If you’re like many Alabama residents, communicating via cell phone is simply a way of live. Cell phone conversations, texting and wireless Internet surfing has largely replaced traditional means of communication for teens and adults alike. However, engaging in these forms of communication while driving can substantially increase your risk of injuries or death from a motor vehicle accident.
Numerous states have passed “distracted driving” laws in an effort to keep drivers from talking on cell phones, surfing the Internet and texting while operating a vehicle. Currently, Alabama only prohibits these forms of communication for drivers under 18 years of age.
If you are over the age of 18, there are currently no statutory penalties for texting, browsing the Internet or having a cell phone conversation while operating a vehicle on Alabama roadways. Keep in mind, though, that Alabama legislators have repeatedly proposed legislation to ban these activities and provide penalties for Alabama drivers.
Recent Alabama state legislation has proposed fines for texting while driving. Although these legislative acts have not specifically addressed Internet surfing, the intent of these proposed laws would likely include Internet browsing while operating a motor vehicle. It would also likely apply to the use of mobile applications, such as games and other downloads.
While no legislation has currently been passed in Alabama for adult drivers, it is important to remember that operating a mobile device while driving endangers both you and other motorists on Alabama roads. While text messaging and Internet surfing is as important to Alabama residents as it is to residents of any other state, no text, Tweet or Internet search is worth injury or death.

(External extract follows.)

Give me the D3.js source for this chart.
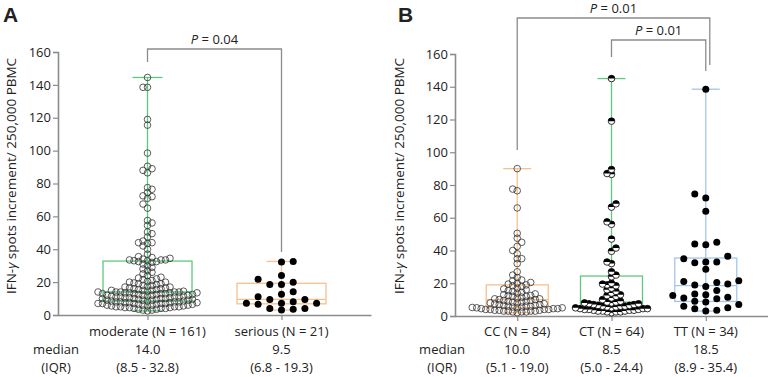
<!DOCTYPE html>
<html>
<head>
<meta charset="utf-8">
<script src="https://cdn.jsdelivr.net/npm/d3@7/dist/d3.min.js"></script>
<style>
  body { margin: 0; background: #fff; }
  text { font-family: "Open Sans", "Noto Sans", sans-serif; fill: #222; }
</style>
</head>
<body>
<script>
// Chart size
var w = 768;
var h = 377;

// Panel A data
var groupsA = ["moderate (N = 161)", "serious (N = 21)"];
var moderate = [
    2.5, 3, 3, 3.5, 3.5, 4, 4, 4, 4.5, 4.5, 4.5, 5, 5, 5, 5, 5.5, 5.5, 5.5, 6, 6,
    6, 6, 6.5, 6.5, 6.5, 7, 7, 7, 7, 7, 7.5, 7.5, 7.5, 7.5, 8, 8, 8, 8, 8.5, 8.5,
    8.5, 9, 9, 9, 9, 9.5, 9.5, 9.5, 10, 10, 10, 10, 10.5, 10.5, 10.5, 11, 11, 11, 11, 11.5,
    11.5, 11.5, 12, 12, 12, 12, 12.5, 12.5, 12.5, 13, 13, 13, 13, 13.5, 13.5, 13.5, 13.5, 14, 14, 14,
    14,
    14, 14.5, 14.5, 15, 15, 15, 15.5, 15.5, 16, 16, 16.5, 16.5, 17, 17, 17.5, 18, 18, 18.5, 19, 19,
    19.5, 20, 20, 20.5, 21, 21.5, 22, 22.5, 23, 24, 25, 26, 27, 28, 29, 30, 31, 32, 32.5, 32.5,
    33, 33, 33.5, 33.5, 33.5, 34, 34.5, 35, 35.5, 37, 40, 42, 43.5, 44, 44, 45, 47.5, 49.5, 50.5, 54.5,
    56, 57.5, 65, 67.5, 71, 72, 72.5, 74.5, 76.5, 77.5, 86.5, 88, 89, 90.5, 98.5, 115.5, 119, 138.5, 138.5, 144.5
];
var serious = [3, 3.5, 4, 4, 6.6, 7.1, 7.1, 7.1, 8, 9.5, 9.5, 11.1, 12.6, 14.2, 18.6, 18.6, 20, 21.7, 24.1, 32.2, 32.6];
var medianA = [14.0, 9.5];
var q1A = [8.5, 6.8];
var q3A = [32.8, 19.3];
var pA = ["0.04"];

// Panel B data
var groupsB = ["CC (N = 84)", "CT (N = 64)", "TT (N = 34)"];
var cc = [
    2, 2.5, 2.5, 2.5, 3, 3, 3, 3, 3.5, 3.5, 3.5, 4, 4, 4, 4, 4.5, 4.5, 4.5, 5, 5, 5,
    5.2, 5.5, 5.5, 6, 6, 6, 6.5, 6.5, 7, 7, 7.5, 7.5, 8, 8, 8.5, 8.5, 9, 9, 9.5, 9.5,
    10, 10,
    10.5, 10.5, 11, 11.5, 12, 12, 12.5, 12.5, 13, 13.5, 14, 14.5, 15, 15.5, 16, 16.5, 17, 18, 18.5, 19,
    19.5, 20, 20.5, 21.5, 22, 23.5, 25, 27, 32, 35, 35, 38, 40, 42.5, 45, 47.5, 50.5, 66, 76.5, 77.5, 90
];
var ct = [
    2, 2.5, 2.5, 2.5, 3, 3, 3, 3.5, 3.5, 3.5, 4, 4, 4, 4.5, 4.5, 4.5,
    5, 5, 5.5, 5.5, 6, 6, 6, 6.5, 6.5, 7, 7, 7.5, 7.5, 8, 8,
    8.5, 8.5,
    9, 10, 11, 12, 12.5, 13, 14, 15, 16, 17, 18.5, 19, 19.5, 20, 24,
    25, 27, 32, 33, 39.5, 41.5, 47, 56, 57.5, 66.5, 68.5, 86.5, 87, 89.5, 119, 145
];
var tt = [
    3, 3.5, 4.5, 5, 6, 7, 8.5, 9, 10.5, 11, 11.5, 12.5, 13, 13.5, 15.5, 18,
    19, 19.5, 20.5, 21, 21.5, 28.5, 32.5, 33, 33, 35, 36.5, 43.5, 44, 45, 64, 72, 74.5, 138.5
];
var medianB = [10.0, 8.5, 18.5];
var q1B = [5.1, 5.0, 8.9];
var q3B = [19.0, 24.4, 35.4];
var pB = ["0.01", "0.01"];

var yTicks = [0, 20, 40, 60, 80, 100, 120, 140, 160];

var svg = d3.select("body")
    .append("svg")
    .attr("width", w)
    .attr("height", h);

var axisColor = "#8c8c8c";

// Column beeswarm: keep y, move each point to the nearest free column,
// choosing the less crowded side when both sides are free
function swarm(values, y, cx, step, minDist) {
    var placed = [];
    var nLeft = 0, nRight = 0;
    values.slice().sort(function(a, b) { return a - b; }).forEach(function(v) {
        var py = y(v);
        var near = placed.filter(function(p) { return Math.abs(p.y - py) < minDist; });
        function free(x) {
            return near.every(function(p) {
                var dx = p.x - x, dy = p.y - py;
                return dx * dx + dy * dy >= minDist * minDist - 0.01;
            });
        }
        var best = cx;
        for (var k = 0; k <= 30; k++) {
            var a = cx + k * step, b = cx - k * step;
            var fa = free(a), fb = free(b);
            if (fa && fb) { best = (k === 0 || nRight <= nLeft) ? (nRight <= nLeft ? a : b) : b; break; }
            if (fa) { best = a; break; }
            if (fb) { best = b; break; }
        }
        if (best > cx) nRight++;
        if (best < cx) nLeft++;
        placed.push({ x: best, y: py, v: v });
    });
    return placed;
}

function drawPanel(opt) {
    var g = svg.append("g");
    var x = d3.scalePoint()
        .domain(opt.groups)
        .range([opt.left, opt.right])
        .padding(opt.pad);
    var y = d3.scaleLinear()
        .domain([0, 160])
        .range([opt.bottom, opt.top]);

    // y axis
    var yAxis = d3.axisLeft(y).tickValues(yTicks).tickSize(5).tickPadding(2);
    var ya = g.append("g")
        .attr("transform", "translate(" + opt.left + ",0)")
        .call(yAxis);
    ya.select(".domain").attr("stroke", axisColor).attr("stroke-width", 1.6);
    ya.selectAll(".tick line").attr("stroke", axisColor).attr("stroke-width", 1.2);
    ya.selectAll(".tick text").attr("font-size", "13px").attr("fill", "#222")
        .style("font-family", "'Open Sans', sans-serif");

    // x axis
    var xAxis = d3.axisBottom(x).tickSize(5).tickSizeOuter(0).tickFormat("");
    var xa = g.append("g")
        .attr("transform", "translate(0," + opt.bottom + ")")
        .call(xAxis);
    xa.select(".domain").attr("stroke", axisColor).attr("stroke-width", 1.6);
    xa.selectAll(".tick line").attr("stroke", axisColor).attr("stroke-width", 1.2);

    // y axis title
    var yt = g.append("text")
        .attr("transform", "translate(" + opt.titleX + ",176) rotate(-90)")
        .attr("text-anchor", "middle")
        .attr("font-size", "13.5px");
    yt.append("tspan").text("IFN-");
    yt.append("tspan").attr("font-style", "italic").text("γ");
    yt.append("tspan").text(" spots increment/ 250,000 PBMC");

    // panel letter
    g.append("text")
        .attr("x", opt.letterX)
        .attr("y", 22)
        .attr("font-size", "21px")
        .attr("font-weight", "bold")
        .style("font-family", "'Liberation Sans', Arial, sans-serif")
        .attr("fill", "#000")
        .text(opt.letter);

    // boxes and whiskers
    opt.groups.forEach(function(name, i) {
        var cx = x(name);
        var ext = d3.extent(opt.data[i]);
        var col = opt.colors[i];
        var bw = opt.boxW, cw = opt.capW;
        g.append("line").attr("x1", cx).attr("x2", cx)
            .attr("y1", y(ext[0])).attr("y2", y(ext[1]))
            .attr("stroke", col).attr("stroke-width", 1.3);
        [ext[0], ext[1]].forEach(function(v) {
            g.append("line").attr("x1", cx - cw / 2).attr("x2", cx + cw / 2)
                .attr("y1", y(v)).attr("y2", y(v))
                .attr("stroke", col).attr("stroke-width", 1.3);
        });
        g.append("rect")
            .attr("x", cx - bw / 2).attr("width", bw)
            .attr("y", y(opt.q3[i])).attr("height", y(opt.q1[i]) - y(opt.q3[i]))
            .attr("fill", "none").attr("stroke", col).attr("stroke-width", 1.3);
        g.append("line").attr("x1", cx - bw / 2).attr("x2", cx + bw / 2)
            .attr("y1", y(opt.median[i])).attr("y2", y(opt.median[i]))
            .attr("stroke", col).attr("stroke-width", 1.3);
    });

    // points
    var r = 3.3;
    opt.groups.forEach(function(name, i) {
        var pts = swarm(opt.data[i], y, x(name), opt.steps[i], opt.dists[i]);
        var style = opt.marks[i];
        var pg = g.append("g");
        if (style === "open") {
            pg.selectAll("circle").data(pts).enter().append("circle")
                .attr("cx", function(d) { return d.x; })
                .attr("cy", function(d) { return d.y; })
                .attr("r", r)
                .attr("fill", "none")
                .attr("stroke", "#333")
                .attr("stroke-width", 0.8);
        } else if (style === "filled") {
            pg.selectAll("circle").data(pts).enter().append("circle")
                .attr("cx", function(d) { return d.x; })
                .attr("cy", function(d) { return d.y; })
                .attr("r", r + 0.2)
                .attr("fill", "#000");
        } else {
            // half filled: top black, bottom white
            var pgs = pg.selectAll("g").data(pts).enter().append("g")
                .attr("transform", function(d) { return "translate(" + d.x + "," + d.y + ")"; });
            pgs.append("circle").attr("r", r).attr("fill", "#fff")
                .attr("stroke", "#000").attr("stroke-width", 0.8);
            pgs.append("path")
                .attr("d", "M" + (-r) + ",0 A" + r + "," + r + " 0 0 1 " + r + ",0 Z")
                .attr("fill", "#000");
        }
    });

    // category labels + median / IQR rows
    opt.groups.forEach(function(name, i) {
        var cx = x(name);
        g.append("text").attr("x", cx).attr("y", 336).attr("text-anchor", "middle")
            .attr("font-size", "13px").text(name);
        g.append("text").attr("x", cx).attr("y", 354).attr("text-anchor", "middle")
            .attr("font-size", "13px").text(opt.median[i].toFixed(1));
        g.append("text").attr("x", cx).attr("y", 372).attr("text-anchor", "middle")
            .attr("font-size", "13px")
            .text("(" + opt.q1[i].toFixed(1) + " - " + opt.q3[i].toFixed(1) + ")");
    });
    g.append("text").attr("x", opt.rowX).attr("y", 354).attr("text-anchor", "middle")
        .attr("font-size", "13px").text("median");
    g.append("text").attr("x", opt.rowX).attr("y", 372).attr("text-anchor", "middle")
        .attr("font-size", "13px").text("(IQR)");

    // significance brackets
    opt.brackets.forEach(function(b) {
        var x1 = x(opt.groups[b.a]) + (b.dxa || 0), x2 = x(opt.groups[b.b]) + (b.dxb || 0);
        g.append("path")
            .attr("d", "M" + x1 + "," + b.ya + " V" + b.top + " H" + x2 + " V" + b.yb)
            .attr("fill", "none").attr("stroke", axisColor).attr("stroke-width", 1.3);
        var t = g.append("text").attr("x", (x1 + x2) / 2).attr("y", b.top - 5)
            .attr("text-anchor", "middle").attr("font-size", "13px");
        t.append("tspan").attr("font-style", "italic").text("P");
        t.append("tspan").text(" = " + b.p);
    });
}

drawPanel({
    groups: groupsA, data: [moderate, serious],
    median: medianA, q1: q1A, q3: q3A,
    colors: ["#5ec97c", "#f8c08c"],
    marks: ["open", "filled"],
    steps: [4.5, 11.7], dists: [4.5, 6.6],
    left: 58, right: 371, pad: 0.668, top: 52, bottom: 315,
    boxW: 89, capW: 30,
    titleX: 16, letter: "A", letterX: 3, rowX: 56,
    brackets: [{ a: 0, b: 1, top: 49, ya: 62, yb: 252, p: pA[0] }]
});

drawPanel({
    groups: groupsB, data: [cc, ct, tt],
    median: medianB, q1: q1B, q3: q3B,
    colors: ["#f8c08c", "#5ec97c", "#a3c7ea"],
    marks: ["open", "half", "filled"],
    steps: [4.5, 4.5, 11], dists: [4.5, 4.5, 6.6],
    left: 455, right: 768, pad: 0.66, top: 54, bottom: 316,
    boxW: 62, capW: 28,
    titleX: 404, letter: "B", letterX: 398, rowX: 442,
    brackets: [
        { a: 0, b: 2, top: 18, ya: 150, yb: 65, dxb: 4, p: pB[0] },
        { a: 1, b: 2, top: 40, ya: 57, yb: 71, p: pB[1] }
    ]
});
</script>
</body>
</html>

Also, keep in mind that while texting and Internet surfing are not yet banned on the state level, several jurisdictions in Alabama have local laws that ban texting and similar mobile communication activities. For example, Montgomery, Huntsville and Birmingham all have passed local laws prohibiting mobile communication, other than hands-free cell-phone voice conversations. Several other jurisdictions have passed, or are evaluating, similar laws to help protect Alabama drivers from distracted driving-related injuries.